- Exercise prompt
Copy out the whole listing exactly as written, leaving the pictures behind.

★ ★ ★ ★ ★ ★ ★

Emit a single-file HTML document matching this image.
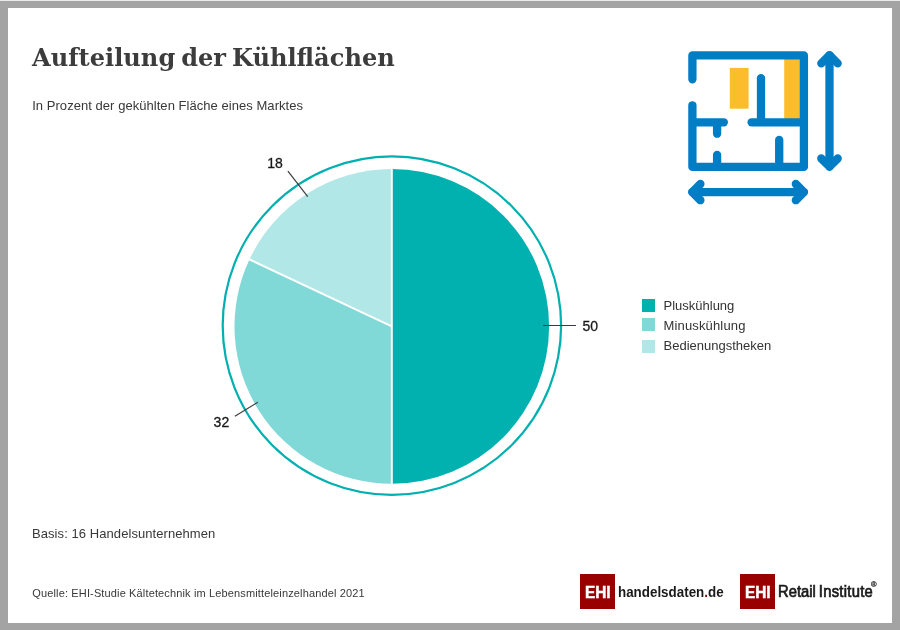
<!DOCTYPE html>
<html lang="de">
<head>
<meta charset="utf-8">
<title>Aufteilung der Kühlflächen</title>
<style>
html,body{margin:0;padding:0;}
body{width:900px;height:630px;overflow:hidden;background:#a3a3a3;position:relative;font-family:"Liberation Sans",sans-serif;color:#333;}
#topline{position:absolute;left:0;top:0;width:900px;height:1px;background:#ececec;}
#card{position:absolute;left:7.7px;top:8px;width:884.6px;height:614.7px;background:#fff;}
.t{position:absolute;white-space:nowrap;line-height:1;margin:0;}
#title{left:31.8px;top:46.3px;font-family:"DejaVu Serif","Liberation Serif",serif;font-weight:bold;font-size:24.7px;color:#3c3c3c;transform-origin:0 0;transform:scaleX(0.976);word-spacing:-2.5px;}
#sub{left:32.2px;top:98.6px;font-size:13px;color:#383838;letter-spacing:0.045px;}
#basis{left:32px;top:526.8px;font-size:13px;color:#383838;letter-spacing:0.07px;}
#quelle{left:32.3px;top:587.5px;font-size:11px;color:#383838;letter-spacing:0.14px;}
.leg{font-size:13px;color:#333;left:663.5px;}
.sq{position:absolute;left:642.3px;width:13.2px;height:13px;}
.lab{font-size:14px;color:#1a1a1a;-webkit-text-stroke:0.3px #1a1a1a;}
.ehi{position:absolute;top:574px;width:34.7px;height:34.7px;background:#990000;}
.ehi span{position:absolute;left:5.1px;top:10.8px;font-weight:bold;font-size:16.8px;line-height:1;color:#fff;-webkit-text-stroke:0.5px #fff;transform-origin:0 0;transform:scaleX(0.915);white-space:nowrap;}
#hd{left:618.1px;top:584.4px;font-weight:bold;font-size:15.2px;color:#1a1a1a;transform-origin:0 0;transform:scaleX(0.881);}
#ri{left:777.8px;top:584.3px;font-size:15.9px;color:#1a1a1a;-webkit-text-stroke:0.7px #1a1a1a;transform-origin:0 0;transform:scaleX(0.93);word-spacing:-1.2px;}
#ri b{font-weight:normal;letter-spacing:0.3px;}
#reg{left:870.9px;top:580.6px;font-size:7.6px;font-weight:bold;color:#1a1a1a;-webkit-text-stroke:0.2px #1a1a1a;}
svg{position:absolute;left:0;top:0;}
</style>
</head>
<body>
<div id="topline"></div>
<div id="card"></div>

<svg width="900" height="630" viewBox="0 0 900 630">
  <!-- pie -->
  <circle cx="391.9" cy="325.6" r="169.2" fill="none" stroke="#00b0af" stroke-width="2.2"/>
  <path d="M391.8 326.4 L391.8 169.10 A157.3 157.3 0 0 1 391.8 483.70 Z" fill="#00b1b0"/>
  <path d="M391.8 326.4 L391.8 483.70 A157.3 157.3 0 0 1 249.47 259.42 Z" fill="#80d8d7"/>
  <path d="M391.8 326.4 L249.47 259.42 A157.3 157.3 0 0 1 391.8 169.10 Z" fill="#b1e8e7"/>
  <g stroke="#fff" stroke-width="2" fill="none">
    <line x1="391.8" y1="168.10" x2="391.8" y2="484.70"/>
    <line x1="391.8" y1="326.4" x2="248.57" y2="259.00"/>
  </g>
  <g stroke="#3c3c3c" stroke-width="1.2" fill="none">
    <line x1="543.2" y1="325.5" x2="576" y2="325.5"/>
    <line x1="287.9" y1="171.2" x2="307.7" y2="196.6"/>
    <line x1="234.9" y1="416.2" x2="257.8" y2="402.3"/>
  </g>
  <!-- icon -->
  <rect x="729.8" y="67.9" width="18.8" height="40.8" fill="#fcbd2d"/>
  <rect x="784.2" y="56" width="18" height="64" fill="#fcbd2d"/>
  <g stroke="#007dc5" stroke-width="8.3" fill="none" stroke-linecap="round" stroke-linejoin="round">
    <path d="M692.4 79.3 V55.4 H803.9 V166.9 H692.4 V105.3"/>
    <path d="M694 122.3 H723.8"/>
    <path d="M751.6 122.3 H802"/>
    <path d="M761 78.2 V120"/>
    <path d="M717.1 124 V133.7"/>
    <path d="M717.1 154.9 V165"/>
    <path d="M779.2 139.9 V165"/>
    <path d="M829.5 55.3 V166.6"/>
    <path d="M821.3 63.4 L829.5 55.3 L837.7 63.4"/>
    <path d="M821.3 158.5 L829.5 166.6 L837.7 158.5"/>
    <path d="M692.3 192.1 H803.9"/>
    <path d="M700.4 184 L692.3 192.1 L700.4 200.2"/>
    <path d="M795.8 184 L803.9 192.1 L795.8 200.2"/>
  </g>
</svg>

<h1 class="t" id="title">Aufteilung der Kühlflächen</h1>
<div class="t" id="sub">In Prozent der gekühlten Fläche eines Marktes</div>

<div class="t lab" id="l18" style="left:267.2px;top:155.8px;">18</div>
<div class="t lab" id="l50" style="left:582.4px;top:319px;">50</div>
<div class="t lab" id="l32" style="left:213.6px;top:414.9px;">32</div>

<div class="sq" style="top:299px;background:#00b1b0;"></div>
<div class="sq" style="top:318px;background:#80d8d7;"></div>
<div class="sq" style="top:339.5px;background:#b1e8e7;"></div>
<div class="t leg" id="lg1" style="top:298.7px;">Pluskühlung</div>
<div class="t leg" id="lg2" style="top:318.5px;letter-spacing:0.15px;">Minuskühlung</div>
<div class="t leg" id="lg3" style="top:338.9px;">Bedienungstheken</div>

<div class="t" id="basis">Basis: 16 Handelsunternehmen</div>
<div class="t" id="quelle">Quelle: EHI-Studie Kältetechnik im Lebensmitteleinzelhandel 2021</div>

<div class="ehi" style="left:580.1px;"><span>EHI</span></div>
<div class="t" id="hd">handelsdaten<span style="color:#990000">.</span>de</div>
<div class="ehi" style="left:740.3px;"><span>EHI</span></div>
<div class="t" id="ri">Retail <b>Institute</b></div>
<div class="t" id="reg">®</div>
</body>
</html>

★ ★ ★ ★ ★ ★ ★

- Exercise result
Emit a single-file HTML document matching this image.
<!DOCTYPE html>
<html lang="de">
<head>
<meta charset="utf-8">
<title>Aufteilung der Kühlflächen</title>
<style>
html,body{margin:0;padding:0;}
body{width:900px;height:630px;overflow:hidden;background:#a3a3a3;position:relative;font-family:"Liberation Sans",sans-serif;color:#333;}
#topline{position:absolute;left:0;top:0;width:900px;height:1px;background:#ececec;}
#card{position:absolute;left:7.7px;top:8px;width:884.6px;height:614.7px;background:#fff;}
.t{position:absolute;white-space:nowrap;line-height:1;margin:0;}
#title{left:31.8px;top:46.3px;font-family:"DejaVu Serif","Liberation Serif",serif;font-weight:bold;font-size:24.7px;color:#3c3c3c;transform-origin:0 0;transform:scaleX(0.976);word-spacing:-2.5px;}
#sub{left:32.2px;top:98.6px;font-size:13px;color:#383838;letter-spacing:0.045px;}
#basis{left:32px;top:526.8px;font-size:13px;color:#383838;letter-spacing:0.07px;}
#quelle{left:32.3px;top:587.5px;font-size:11px;color:#383838;letter-spacing:0.14px;}
.leg{font-size:13px;color:#333;left:663.5px;}
.sq{position:absolute;left:642.3px;width:13.2px;height:13px;}
.lab{font-size:14px;color:#1a1a1a;-webkit-text-stroke:0.3px #1a1a1a;}
.ehi{position:absolute;top:574px;width:34.7px;height:34.7px;background:#990000;}
.ehi span{position:absolute;left:5.1px;top:10.8px;font-weight:bold;font-size:16.8px;line-height:1;color:#fff;-webkit-text-stroke:0.5px #fff;transform-origin:0 0;transform:scaleX(0.915);white-space:nowrap;}
#hd{left:618.1px;top:584.4px;font-weight:bold;font-size:15.2px;color:#1a1a1a;transform-origin:0 0;transform:scaleX(0.881);}
#ri{left:777.8px;top:584.3px;font-size:15.9px;color:#1a1a1a;-webkit-text-stroke:0.7px #1a1a1a;transform-origin:0 0;transform:scaleX(0.93);word-spacing:-1.2px;}
#ri b{font-weight:normal;letter-spacing:0.3px;}
#reg{left:870.9px;top:580.6px;font-size:7.6px;font-weight:bold;color:#1a1a1a;-webkit-text-stroke:0.2px #1a1a1a;}
svg{position:absolute;left:0;top:0;}
</style>
</head>
<body>
<div id="topline"></div>
<div id="card"></div>

<svg width="900" height="630" viewBox="0 0 900 630">
  <!-- pie -->
  <circle cx="391.9" cy="325.6" r="169.2" fill="none" stroke="#00b0af" stroke-width="2.2"/>
  <path d="M391.8 326.4 L391.8 169.10 A157.3 157.3 0 0 1 391.8 483.70 Z" fill="#00b1b0"/>
  <path d="M391.8 326.4 L391.8 483.70 A157.3 157.3 0 0 1 249.47 259.42 Z" fill="#80d8d7"/>
  <path d="M391.8 326.4 L249.47 259.42 A157.3 157.3 0 0 1 391.8 169.10 Z" fill="#b1e8e7"/>
  <g stroke="#fff" stroke-width="2" fill="none">
    <line x1="391.8" y1="168.10" x2="391.8" y2="484.70"/>
    <line x1="391.8" y1="326.4" x2="248.57" y2="259.00"/>
  </g>
  <g stroke="#3c3c3c" stroke-width="1.2" fill="none">
    <line x1="543.2" y1="325.5" x2="576" y2="325.5"/>
    <line x1="287.9" y1="171.2" x2="307.7" y2="196.6"/>
    <line x1="234.9" y1="416.2" x2="257.8" y2="402.3"/>
  </g>
  <!-- icon -->
  <rect x="729.8" y="67.9" width="18.8" height="40.8" fill="#fcbd2d"/>
  <rect x="784.2" y="56" width="18" height="64" fill="#fcbd2d"/>
  <g stroke="#007dc5" stroke-width="8.3" fill="none" stroke-linecap="round" stroke-linejoin="round">
    <path d="M692.4 79.3 V55.4 H803.9 V166.9 H692.4 V105.3"/>
    <path d="M694 122.3 H723.8"/>
    <path d="M751.6 122.3 H802"/>
    <path d="M761 78.2 V120"/>
    <path d="M717.1 124 V133.7"/>
    <path d="M717.1 154.9 V165"/>
    <path d="M779.2 139.9 V165"/>
    <path d="M829.5 55.3 V166.6"/>
    <path d="M821.3 63.4 L829.5 55.3 L837.7 63.4"/>
    <path d="M821.3 158.5 L829.5 166.6 L837.7 158.5"/>
    <path d="M692.3 192.1 H803.9"/>
    <path d="M700.4 184 L692.3 192.1 L700.4 200.2"/>
    <path d="M795.8 184 L803.9 192.1 L795.8 200.2"/>
  </g>
</svg>

<h1 class="t" id="title">Aufteilung der Kühlflächen</h1>
<div class="t" id="sub">In Prozent der gekühlten Fläche eines Marktes</div>

<div class="t lab" id="l18" style="left:267.2px;top:155.8px;">18</div>
<div class="t lab" id="l50" style="left:582.4px;top:319px;">50</div>
<div class="t lab" id="l32" style="left:213.6px;top:414.9px;">32</div>

<div class="sq" style="top:299px;background:#00b1b0;"></div>
<div class="sq" style="top:318px;background:#80d8d7;"></div>
<div class="sq" style="top:339.5px;background:#b1e8e7;"></div>
<div class="t leg" id="lg1" style="top:298.7px;">Pluskühlung</div>
<div class="t leg" id="lg2" style="top:318.5px;letter-spacing:0.15px;">Minuskühlung</div>
<div class="t leg" id="lg3" style="top:338.9px;">Bedienungstheken</div>

<div class="t" id="basis">Basis: 16 Handelsunternehmen</div>
<div class="t" id="quelle">Quelle: EHI-Studie Kältetechnik im Lebensmitteleinzelhandel 2021</div>

<div class="ehi" style="left:580.1px;"><span>EHI</span></div>
<div class="t" id="hd">handelsdaten<span style="color:#990000">.</span>de</div>
<div class="ehi" style="left:740.3px;"><span>EHI</span></div>
<div class="t" id="ri">Retail <b>Institute</b></div>
<div class="t" id="reg">®</div>
</body>
</html>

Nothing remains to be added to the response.